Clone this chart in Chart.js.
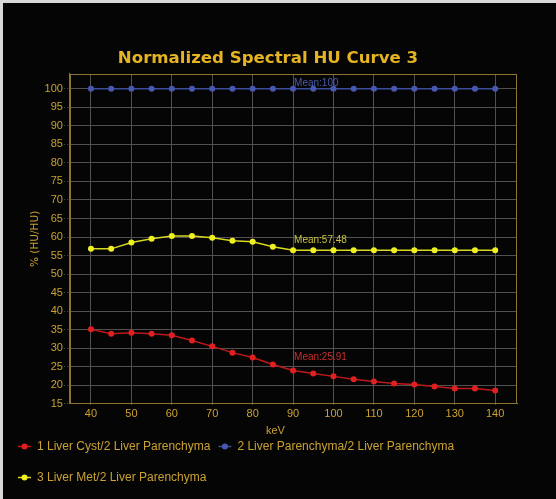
<!DOCTYPE html>
<html><head><meta charset="utf-8">
<script src="https://cdn.jsdelivr.net/npm/chart.js@4.4.0/dist/chart.umd.min.js"></script>
<style>
html,body{margin:0;padding:0;background:#d9d9d9;width:556px;height:499px;overflow:hidden;}
#wrap{position:absolute;left:3px;top:3px;width:553px;height:496px;background:#050505;}
#inner{position:absolute;left:0;top:0;width:553px;height:496px;}
</style></head><body>
<div id="wrap"><div id="inner"><canvas id="c"></canvas></div></div>
<script>
const kev = [40,45,50,55,60,65,70,75,80,85,90,95,100,105,110,115,120,125,130,135,140];
const cystRatio = [35.1,33.9,34.2,33.9,33.5,32.1,30.5,28.8,27.5,25.6,24.0,23.2,22.4,21.6,21.0,20.5,20.2,19.7,19.1,19.1,18.6];
const parenchymaRatio = [100,100,100,100,100,100,100,100,100,100,100,100,100,100,100,100,100,100,100,100,100];
const metRatio = [56.8,56.8,58.5,59.5,60.3,60.3,59.8,59.0,58.7,57.4,56.4,56.4,56.4,56.4,56.4,56.4,56.4,56.4,56.4,56.4,56.4];
const seriesNames = ['1 Liver Cyst/2 Liver Parenchyma','2 Liver Parenchyma/2 Liver Parenchyma','3 Liver Met/2 Liver Parenchyma'];
const meanLabels = ['Mean:25.91','Mean:100','Mean:57.48'];
const meanAtKev = 90;
const xTicks = [40,50,60,70,80,90,100,110,120,130,140];
const yTicks = [15,20,25,30,35,40,45,50,55,60,65,70,75,80,85,90,95,100];
const titleText = 'Normalized Spectral HU Curve 3';
const xTitle = 'keV';
const yTitle = '% (HU/HU)';

const lineColors = ['#c01818','#3c4c9c','#d8d820'];
const pointColors = ['#e02020','#4858b0','#f0f020'];
const labelColors = ['#c83030','#4c5ca8','#c8c040'];
const gold = '#caa232';
const tickFont = { family: '"Liberation Sans", sans-serif', size: 11 };

const allSeries = [cystRatio, parenchymaRatio, metRatio];
const datasets = allSeries.map((arr,i)=>({
  label: seriesNames[i],
  data: kev.map((k,j)=>({x:k, y:arr[j]})),
  borderColor: lineColors[i],
  backgroundColor: pointColors[i],
  pointBackgroundColor: pointColors[i],
  pointBorderColor: pointColors[i],
  pointRadius: 3,
  pointBorderWidth: 0,
  borderWidth: 1.5,
  tension: 0,
  fill: false
}));

const framePlugin = {
  id: 'frame',
  afterLayout(chart){
    if (chart.legend) { chart.legend.left -= 9; chart.legend.right -= 9; }
  },
  beforeDatasetsDraw(chart){
    const {ctx, chartArea:a} = chart;
    ctx.save();
    ctx.strokeStyle = '#8c7434'; ctx.lineWidth = 1;
    ctx.strokeRect(Math.round(a.left)+0.5, Math.round(a.top)+0.5, Math.round(a.right-a.left)-1, Math.round(a.bottom-a.top)-1);
    ctx.restore();
  },
  afterDatasetsDraw(chart){
    const {ctx, scales:{x,y}, chartArea:a} = chart;
    const idx = kev.indexOf(meanAtKev);
    ctx.save();
    ctx.font = '10px "Liberation Sans", sans-serif';
    ctx.textAlign = 'left'; ctx.textBaseline = 'alphabetic';
    const offs = [10, 3, 7];
    allSeries.forEach((arr,i)=>{
      ctx.fillStyle = labelColors[i];
      ctx.fillText(meanLabels[i], x.getPixelForValue(meanAtKev)+1, y.getPixelForValue(arr[idx]) - offs[i]);
    });
    ctx.fillStyle = gold;
    ctx.font = '11px "Liberation Sans", sans-serif';
    ctx.textAlign = 'center'; ctx.textBaseline = 'middle';
    ctx.fillText(xTitle, (a.left+a.right)/2 - 18, a.bottom + 27);
    ctx.restore();
  },
  afterDraw(chart){
    const lg = chart.legend;
    if (!lg || !lg.legendHitBoxes) return;
    const ctx = chart.ctx;
    ctx.save();
    lg.legendHitBoxes.forEach((hb,i)=>{
      const cy = hb.top + hb.height/2;
      ctx.strokeStyle = lineColors[i]; ctx.lineWidth = 1.5;
      ctx.beginPath(); ctx.moveTo(hb.left, cy); ctx.lineTo(hb.left+13, cy); ctx.stroke();
      ctx.fillStyle = pointColors[i];
      ctx.beginPath(); ctx.arc(hb.left+6.5, cy, 3, 0, Math.PI*2); ctx.fill();
    });
    ctx.restore();
  }
};

new Chart(document.getElementById('c'), {
  type: 'line',
  data: { datasets },
  options: {
    responsive: true,
    maintainAspectRatio: false,
    animation: false,
    layout: { padding: { left: 16, right: 39, top: 0, bottom: 0 } },
    plugins: {
      title: {
        display: true, text: titleText, color: '#e6b422',
        font: { family: '"DejaVu Sans", sans-serif', size: 16.6, weight: 'bold' },
        padding: { top: 46, bottom: 5 }
      },
      legend: {
        position: 'bottom', align: 'start',
        labels: {
          color: gold, font: { family: '"Liberation Sans", sans-serif', size: 12 },
          usePointStyle: false, boxWidth: 13, boxHeight: 23, padding: 8,
          generateLabels(chart){
            return chart.data.datasets.map((d,i)=>({
              text: d.label, fillStyle: 'rgba(0,0,0,0)', strokeStyle: 'rgba(0,0,0,0)',
              fontColor: gold, datasetIndex: i, hidden: false, lineWidth: 0
            }));
          }
        }
      },
      tooltip: { enabled: false }
    },
    scales: {
      x: {
        type: 'linear', min: 34.8, max: 145.4,
        afterBuildTicks(s){ s.ticks = xTicks.map(v=>({value:v})); },
        afterFit(s){ s.height += 3; },
        grid: { color: '#505050', borderDash:[1,2], tickBorderDash:[1,2], drawTicks: true, tickLength: 1 },
        border: { display: true, color: '#8c7434', width: 1 },
        ticks: { color: gold, font: tickFont, padding: 3, maxRotation: 0, callback: v => String(v) }
      },
      y: {
        min: 15, max: 104,
        afterBuildTicks(s){ s.ticks = yTicks.map(v=>({value:v})); },
        grid: { color: '#505050', borderDash:[1,2], tickBorderDash:[1,2], drawTicks: true, tickLength: 6 },
        border: { display: true, color: '#8c7434', width: 1 },
        ticks: { color: gold, font: tickFont, padding: 1, callback: v => String(v) },
        title: { display: true, text: yTitle, color: gold, font: { family: '"DejaVu Sans", sans-serif', size: 10.5 }, padding: { top: 10, bottom: 2 } }
      }
    }
  },
  plugins: [framePlugin]
});
</script>
</body></html>
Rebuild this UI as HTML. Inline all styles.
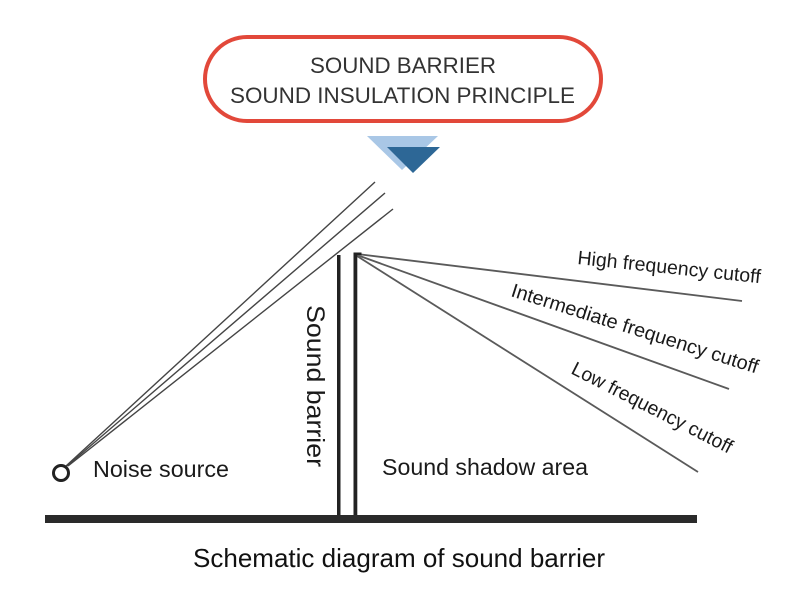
<!DOCTYPE html>
<html>
<head>
<meta charset="utf-8">
<style>
  html,body{margin:0;padding:0;background:#fff;}
  svg{display:block;}
  text{font-family:"Liberation Sans", Arial, sans-serif;}
</style>
</head>
<body>
<svg width="800" height="604" viewBox="0 0 800 604" xmlns="http://www.w3.org/2000/svg">
  <rect x="0" y="0" width="800" height="604" fill="#ffffff"/>

  <!-- Title pill -->
  <rect x="205" y="37" width="396" height="84" rx="42" ry="42" fill="#ffffff" stroke="#e2483a" stroke-width="4"/>
  <text x="403" y="73" font-size="22.3" fill="#333" text-anchor="middle" textLength="186" lengthAdjust="spacingAndGlyphs">SOUND BARRIER</text>
  <text x="402.5" y="103" font-size="22.3" fill="#333" text-anchor="middle" textLength="345" lengthAdjust="spacingAndGlyphs">SOUND INSULATION PRINCIPLE</text>

  <!-- Triangles -->
  <polygon points="367,136 438,136 402,170" fill="#a9c7e6"/>
  <polygon points="387,147 440,147 413,173" fill="#2d6796"/>

  <!-- Incoming sound lines from noise source -->
  <g stroke="#444" stroke-width="1.4" fill="none">
    <line x1="66" y1="466" x2="375" y2="182"/>
    <line x1="67" y1="466" x2="385" y2="193"/>
    <line x1="68" y1="466" x2="393" y2="209"/>
  </g>

  <!-- Noise source circle -->
  <circle cx="61" cy="473" r="7.5" fill="#fff" stroke="#222" stroke-width="3"/>

  <!-- Diffracted lines -->
  <g stroke="#5a5a5a" stroke-width="1.8" fill="none">
    <line x1="357" y1="254" x2="742" y2="301"/>
    <line x1="357" y1="255" x2="729" y2="389"/>
    <line x1="357" y1="256" x2="698" y2="472"/>
  </g>

  <!-- Barrier -->
  <rect x="337" y="255" width="3.5" height="262" fill="#222"/>
  <rect x="353.5" y="253" width="3.8" height="264" fill="#222"/>
  <rect x="353.5" y="252.5" width="8" height="2.5" fill="#222"/>

  <!-- Ground -->
  <rect x="45" y="515" width="652" height="8" fill="#2a2a2a"/>

  <!-- Labels -->
  <text x="93" y="477" font-size="23.5" fill="#1a1a1a" textLength="136" lengthAdjust="spacingAndGlyphs">Noise source</text>
  <text x="382" y="475" font-size="23.5" fill="#1a1a1a" textLength="206" lengthAdjust="spacingAndGlyphs">Sound shadow area</text>
  <text transform="translate(307,305) rotate(90)" x="0" y="0" font-size="25" fill="#1a1a1a" textLength="162" lengthAdjust="spacingAndGlyphs">Sound barrier</text>

  <text transform="translate(577,264) rotate(6)" x="0" y="0" font-size="19.5" fill="#1a1a1a" textLength="184" lengthAdjust="spacingAndGlyphs">High frequency cutoff</text>
  <text transform="translate(510,296) rotate(17.5)" x="0" y="0" font-size="19.5" fill="#1a1a1a" textLength="258" lengthAdjust="spacingAndGlyphs">Intermediate frequency cutoff</text>
  <text transform="translate(570,373) rotate(27)" x="0" y="0" font-size="19.5" fill="#1a1a1a" textLength="178" lengthAdjust="spacingAndGlyphs">Low frequency cutoff</text>

  <!-- Caption -->
  <text x="193" y="567" font-size="26" fill="#111" textLength="412" lengthAdjust="spacingAndGlyphs">Schematic diagram of sound barrier</text>
</svg>
</body>
</html>
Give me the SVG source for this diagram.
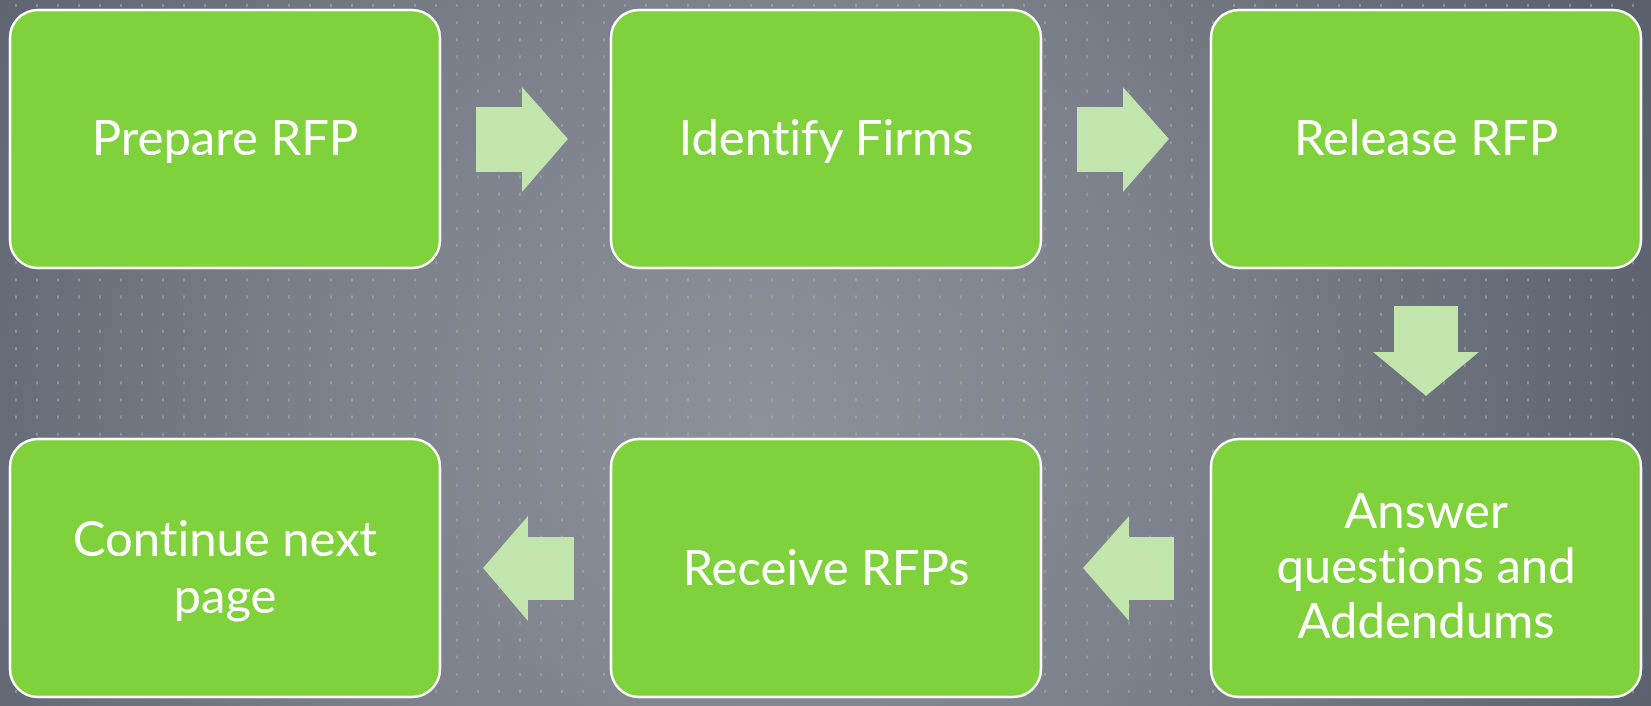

= INSTRUCTIONS FOR THE TASK =
Copy out each line of the data where the string "this" appears.

= EXERCISE SOLUTION =
Clone this chart in Chart.js.
Rebuild this UI as HTML. Inline all styles.
Give me the SVG source for this diagram.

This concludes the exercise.